We hadn’t heard much about this year’s Summer Youth Employment Program, aside from the usual issues involving safety for participants on payday. Given the recent history of the program, though, one could be forgiven for assuming that there’d be some kind of negative news to be drudged up. Enter Thomas Nelson.

WJLA reports that Nelson, a 54-year-old SYEP supervisor, has pled guilty on charges that he sexually abused a 17-year-old girl working in the program. Nelson was accused of making inappropriate comments to the girl, touched her and exposed himself in front of her in late June. According to the court, Nelson first asked the girl to come to an empty unlit area, where he grabbed her; later, after sending every other worker to lunch, Nelson grabbed the girl again and exposed his genitalia. Nelson was finally brought in after he texted the girl, saying “this stays between you and me” — at which point, the girl told her mother, who called the police.

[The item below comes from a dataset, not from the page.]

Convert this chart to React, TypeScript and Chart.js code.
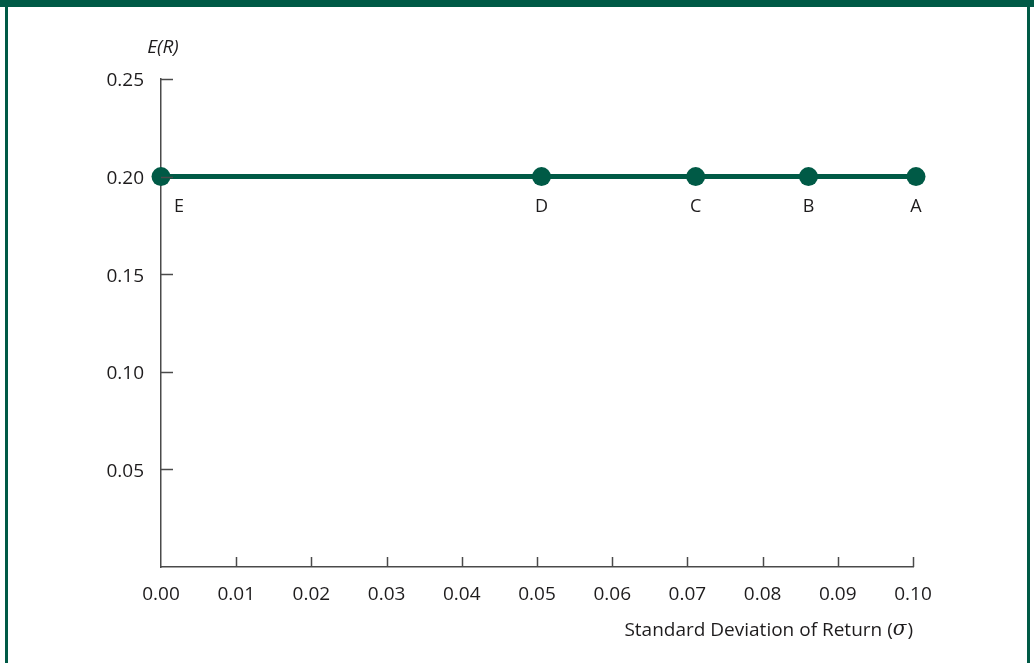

At least some of the blame for the incident appears to be being laid at the feet of the city government’s hiring filter — Nelson had previously been incarcerated between 1988 until 2008 for violent, but non-sexual crimes. The SYEP employment application only asks if applicants had been arrested in the last ten years, and does not require any information regarding incarceration.

Nelson will be sentenced on October 21; he faces over three years in prison and a $37,500 fine.